::: COLLECTED MATERIAL :::
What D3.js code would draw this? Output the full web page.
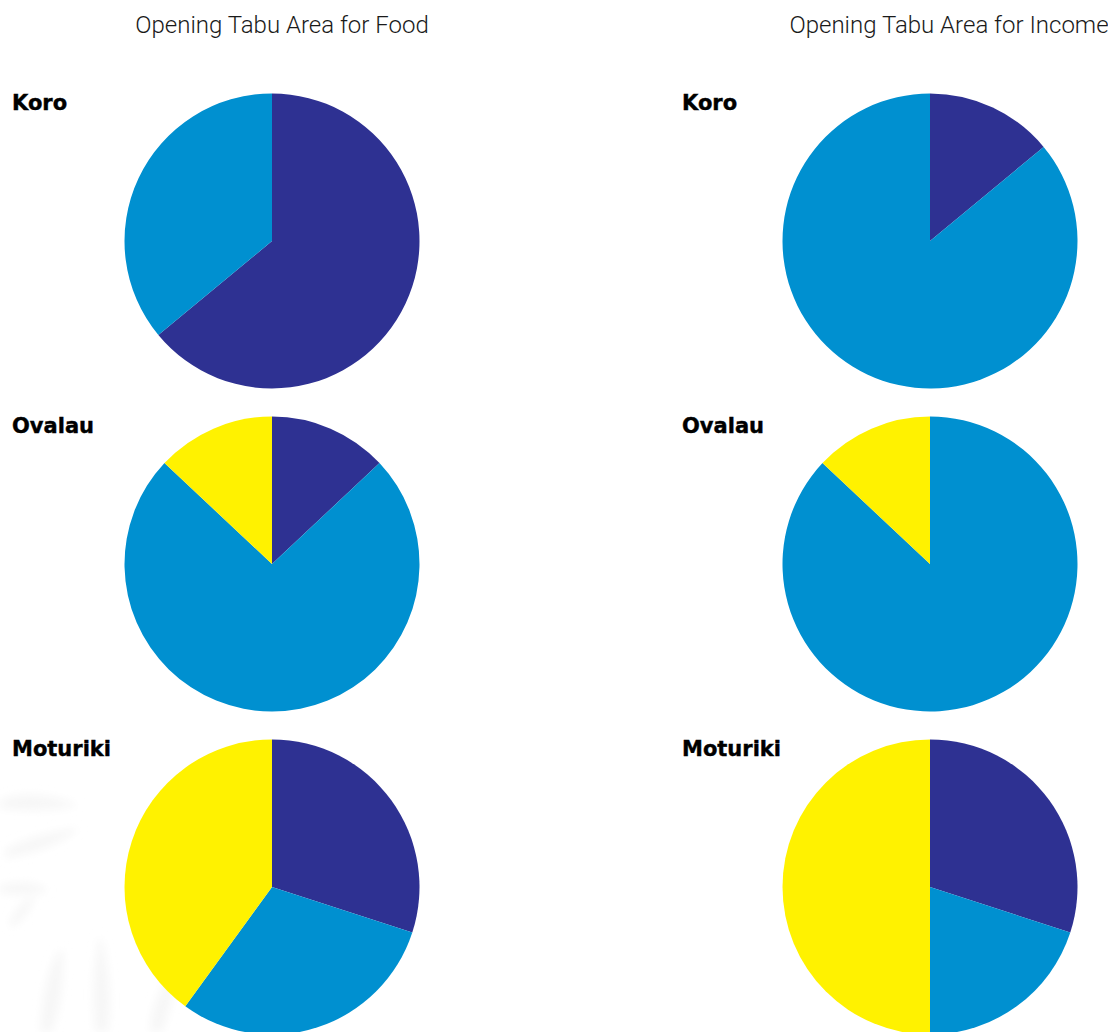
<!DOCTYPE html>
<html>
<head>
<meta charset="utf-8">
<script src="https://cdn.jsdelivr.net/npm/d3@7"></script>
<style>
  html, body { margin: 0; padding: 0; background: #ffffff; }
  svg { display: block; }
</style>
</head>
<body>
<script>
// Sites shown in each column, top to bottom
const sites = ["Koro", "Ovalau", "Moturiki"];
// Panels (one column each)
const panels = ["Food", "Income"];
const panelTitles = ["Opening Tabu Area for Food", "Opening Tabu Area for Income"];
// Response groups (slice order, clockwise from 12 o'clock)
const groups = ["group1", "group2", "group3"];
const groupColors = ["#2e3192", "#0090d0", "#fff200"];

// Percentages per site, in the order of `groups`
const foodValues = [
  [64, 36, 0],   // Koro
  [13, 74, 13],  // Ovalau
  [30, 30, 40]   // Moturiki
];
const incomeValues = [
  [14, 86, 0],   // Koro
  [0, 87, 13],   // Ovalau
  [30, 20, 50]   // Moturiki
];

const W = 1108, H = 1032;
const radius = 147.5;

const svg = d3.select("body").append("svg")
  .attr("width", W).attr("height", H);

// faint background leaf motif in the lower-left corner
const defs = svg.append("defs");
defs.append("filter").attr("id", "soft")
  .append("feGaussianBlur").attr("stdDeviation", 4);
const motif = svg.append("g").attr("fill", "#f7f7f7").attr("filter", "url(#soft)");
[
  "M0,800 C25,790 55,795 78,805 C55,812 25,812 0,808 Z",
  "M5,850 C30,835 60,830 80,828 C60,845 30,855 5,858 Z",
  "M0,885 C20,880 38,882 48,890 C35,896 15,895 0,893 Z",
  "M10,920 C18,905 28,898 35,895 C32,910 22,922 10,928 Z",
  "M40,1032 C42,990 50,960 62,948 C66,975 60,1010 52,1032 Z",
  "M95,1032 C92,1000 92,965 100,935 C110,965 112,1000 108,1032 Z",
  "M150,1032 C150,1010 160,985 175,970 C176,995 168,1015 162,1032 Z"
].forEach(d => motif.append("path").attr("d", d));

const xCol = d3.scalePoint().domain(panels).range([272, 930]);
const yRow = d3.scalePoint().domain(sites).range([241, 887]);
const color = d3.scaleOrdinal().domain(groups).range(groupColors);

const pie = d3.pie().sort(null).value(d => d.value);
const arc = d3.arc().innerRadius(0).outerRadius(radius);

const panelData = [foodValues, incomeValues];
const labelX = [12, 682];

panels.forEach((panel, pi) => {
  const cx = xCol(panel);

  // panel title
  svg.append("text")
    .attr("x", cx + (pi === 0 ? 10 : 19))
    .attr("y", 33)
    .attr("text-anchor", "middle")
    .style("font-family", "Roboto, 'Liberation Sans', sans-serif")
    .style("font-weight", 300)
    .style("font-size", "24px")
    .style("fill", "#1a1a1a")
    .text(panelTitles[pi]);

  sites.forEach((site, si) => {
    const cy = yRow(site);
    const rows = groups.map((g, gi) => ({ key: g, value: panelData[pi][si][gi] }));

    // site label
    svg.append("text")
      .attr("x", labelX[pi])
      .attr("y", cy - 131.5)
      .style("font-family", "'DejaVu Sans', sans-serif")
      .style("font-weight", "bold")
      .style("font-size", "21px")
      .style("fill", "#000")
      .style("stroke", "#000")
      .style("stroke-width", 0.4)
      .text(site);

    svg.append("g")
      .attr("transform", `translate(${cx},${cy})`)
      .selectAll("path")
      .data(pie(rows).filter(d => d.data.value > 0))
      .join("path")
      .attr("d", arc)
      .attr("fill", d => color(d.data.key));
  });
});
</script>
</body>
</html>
:::
SET PROBLEM: Please set down each line of the data above exactly as written, without the pictures.

WRITTEN REPLY:
What D3.js code would draw this? Output the full web page.
<!DOCTYPE html>
<html>
<head>
<meta charset="utf-8">
<script src="https://cdn.jsdelivr.net/npm/d3@7"></script>
<style>
  html, body { margin: 0; padding: 0; background: #ffffff; }
  svg { display: block; }
</style>
</head>
<body>
<script>
// Sites shown in each column, top to bottom
const sites = ["Koro", "Ovalau", "Moturiki"];
// Panels (one column each)
const panels = ["Food", "Income"];
const panelTitles = ["Opening Tabu Area for Food", "Opening Tabu Area for Income"];
// Response groups (slice order, clockwise from 12 o'clock)
const groups = ["group1", "group2", "group3"];
const groupColors = ["#2e3192", "#0090d0", "#fff200"];

// Percentages per site, in the order of `groups`
const foodValues = [
  [64, 36, 0],   // Koro
  [13, 74, 13],  // Ovalau
  [30, 30, 40]   // Moturiki
];
const incomeValues = [
  [14, 86, 0],   // Koro
  [0, 87, 13],   // Ovalau
  [30, 20, 50]   // Moturiki
];

const W = 1108, H = 1032;
const radius = 147.5;

const svg = d3.select("body").append("svg")
  .attr("width", W).attr("height", H);

// faint background leaf motif in the lower-left corner
const defs = svg.append("defs");
defs.append("filter").attr("id", "soft")
  .append("feGaussianBlur").attr("stdDeviation", 4);
const motif = svg.append("g").attr("fill", "#f7f7f7").attr("filter", "url(#soft)");
[
  "M0,800 C25,790 55,795 78,805 C55,812 25,812 0,808 Z",
  "M5,850 C30,835 60,830 80,828 C60,845 30,855 5,858 Z",
  "M0,885 C20,880 38,882 48,890 C35,896 15,895 0,893 Z",
  "M10,920 C18,905 28,898 35,895 C32,910 22,922 10,928 Z",
  "M40,1032 C42,990 50,960 62,948 C66,975 60,1010 52,1032 Z",
  "M95,1032 C92,1000 92,965 100,935 C110,965 112,1000 108,1032 Z",
  "M150,1032 C150,1010 160,985 175,970 C176,995 168,1015 162,1032 Z"
].forEach(d => motif.append("path").attr("d", d));

const xCol = d3.scalePoint().domain(panels).range([272, 930]);
const yRow = d3.scalePoint().domain(sites).range([241, 887]);
const color = d3.scaleOrdinal().domain(groups).range(groupColors);

const pie = d3.pie().sort(null).value(d => d.value);
const arc = d3.arc().innerRadius(0).outerRadius(radius);

const panelData = [foodValues, incomeValues];
const labelX = [12, 682];

panels.forEach((panel, pi) => {
  const cx = xCol(panel);

  // panel title
  svg.append("text")
    .attr("x", cx + (pi === 0 ? 10 : 19))
    .attr("y", 33)
    .attr("text-anchor", "middle")
    .style("font-family", "Roboto, 'Liberation Sans', sans-serif")
    .style("font-weight", 300)
    .style("font-size", "24px")
    .style("fill", "#1a1a1a")
    .text(panelTitles[pi]);

  sites.forEach((site, si) => {
    const cy = yRow(site);
    const rows = groups.map((g, gi) => ({ key: g, value: panelData[pi][si][gi] }));

    // site label
    svg.append("text")
      .attr("x", labelX[pi])
      .attr("y", cy - 131.5)
      .style("font-family", "'DejaVu Sans', sans-serif")
      .style("font-weight", "bold")
      .style("font-size", "21px")
      .style("fill", "#000")
      .style("stroke", "#000")
      .style("stroke-width", 0.4)
      .text(site);

    svg.append("g")
      .attr("transform", `translate(${cx},${cy})`)
      .selectAll("path")
      .data(pie(rows).filter(d => d.data.value > 0))
      .join("path")
      .attr("d", arc)
      .attr("fill", d => color(d.data.key));
  });
});
</script>
</body>
</html>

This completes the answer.